Rencontre Louisette Dussault : Conte de fées
En 1978, LOUISETTE DUSSAULT participe à l’écriture de certaines des plus belles pages de notre histoire théâtrale en prenant part à la tumultueuse création des Fées ont soif. Un quart de siècle plus tard, la comédienne renoue avec l’œuvre phare de DENISE BOUCHER.
Aussi engagée artistiquement que socialement, Louisette Dussault s’est battue sur tous les fronts à la fois. Si la Souris verte a fortement marqué l’imaginaire d’une génération, la feuille de route de cette pionnière compte des réalisations bien plus marquantes. De la première lecture publique des Belles-Sœurs à La Nef des sorcières, l’une des plus mémorables prises de parole féministes au Québec, en passant par Moman, un solo décapant sur la maternité, l’artiste a touché à tout avec talent et lucidité.
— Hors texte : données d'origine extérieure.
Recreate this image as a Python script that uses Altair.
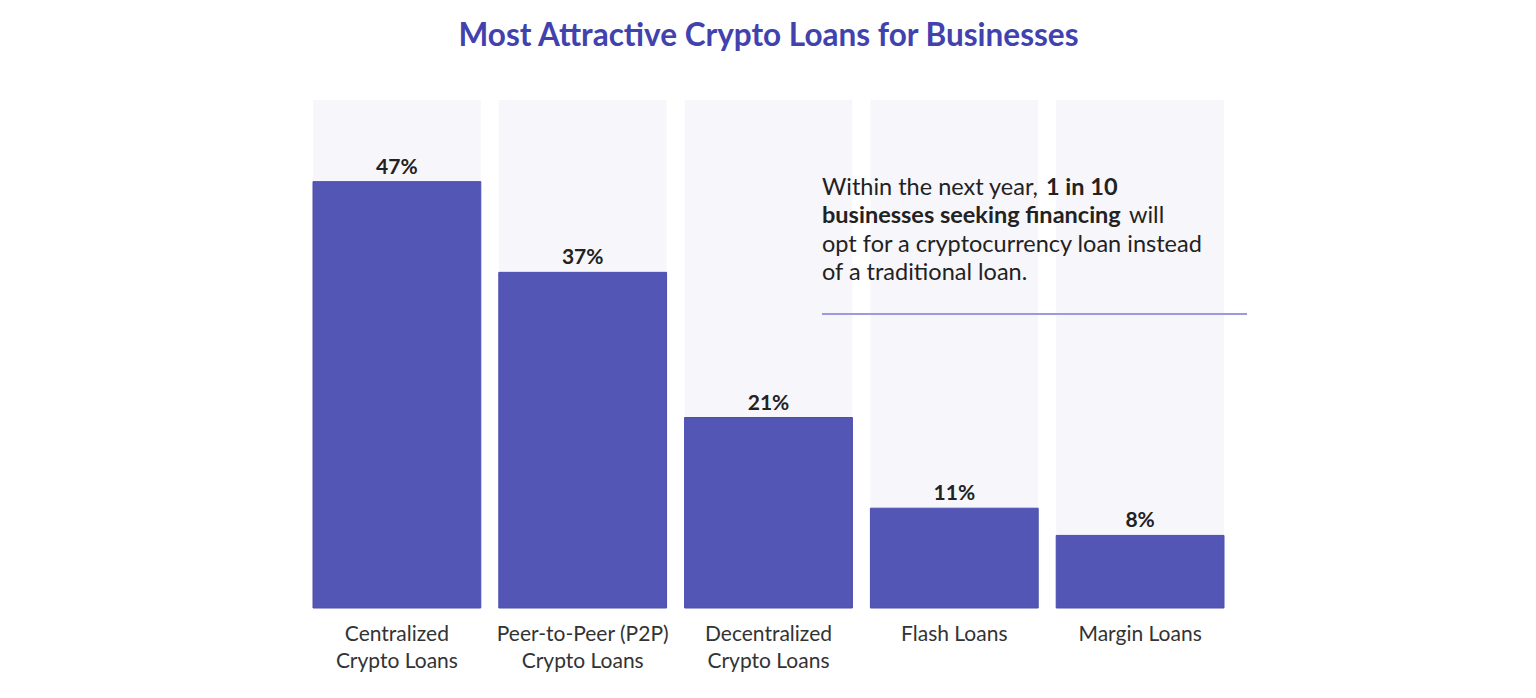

En 1978, elle se joint à Sophie Clément et Michèle Magny et endosse le rôle de la statue dans Les Fées ont soif de Denise Boucher. En acceptant de monter sur la scène du TNM (alors audacieusement dirigé par Jean-Louis Roux) pour donner une voix dénonciatrice à la Vierge Marie, l’actrice est loin de soupçonner l’ampleur de l’impact de ce qu’elle s’apprête à faire. Lorsque le Conseil des arts de la ville de Montréal, jugeant le texte de Boucher irrecevable, retire au TNM la subvention qu’il devait lui accorder, un véritable débat de société s’enclenche à propos de la censure. Des mois avant que la mise en scène de Jean-Luc Bastien ne soit dévoilée au grand public, la pièce plonge la province dans une vaste polémique. Malgré un succès public manifeste, le début des représentations ne fait qu’accroître les tensions. "Nous savions que le spectacle était provocant, raconte Louisette Dussault. Il s’attaquait aux stéréotypes féminins, s’insurgeait contre le peu de rôles offerts aux femmes. Pourtant, nous n’avions pas prévu ce qui s’est produit. Nous arrivions après La Nef, après la Révolution tranquille, on ne pouvait pas imaginer que la pièce allait réveiller tous ces mouvements de droite en 1978!" La vive opposition du clergé offrant une publicité exceptionnelle, les représentations se poursuivent et le spectacle entreprend une tournée. "Chaque soir, il y avait un débat dans la salle, se rappelle la comédienne. Je pense que nous avons fait bouger les choses, changer les mentalités."
Pour sa première édition, le Festival international des femmes de Montréal, ou Festiv’Elles, célèbre le 25e anniversaire des Fées ont soif en organisant une lecture dirigée par Louisette Dussault et précédée d’une table ronde. "La pièce n’a pas vieilli, affirme celle qui tenait à souligner cet anniversaire. La situation des femmes a changé considérablement, mais elle trouve encore de nombreux échos chez les trois personnages." Ayant minutieusement choisi ses comédiennes – Chantal Baril (la statue), Carole Chatel (Madeleine) et Chantal Beaupré (Marie) -, la metteure en scène promet une lecture qui donnera toute la place au souffle, aux images et aux magnifiques envolées qui caractérisent la langue de Denise Boucher.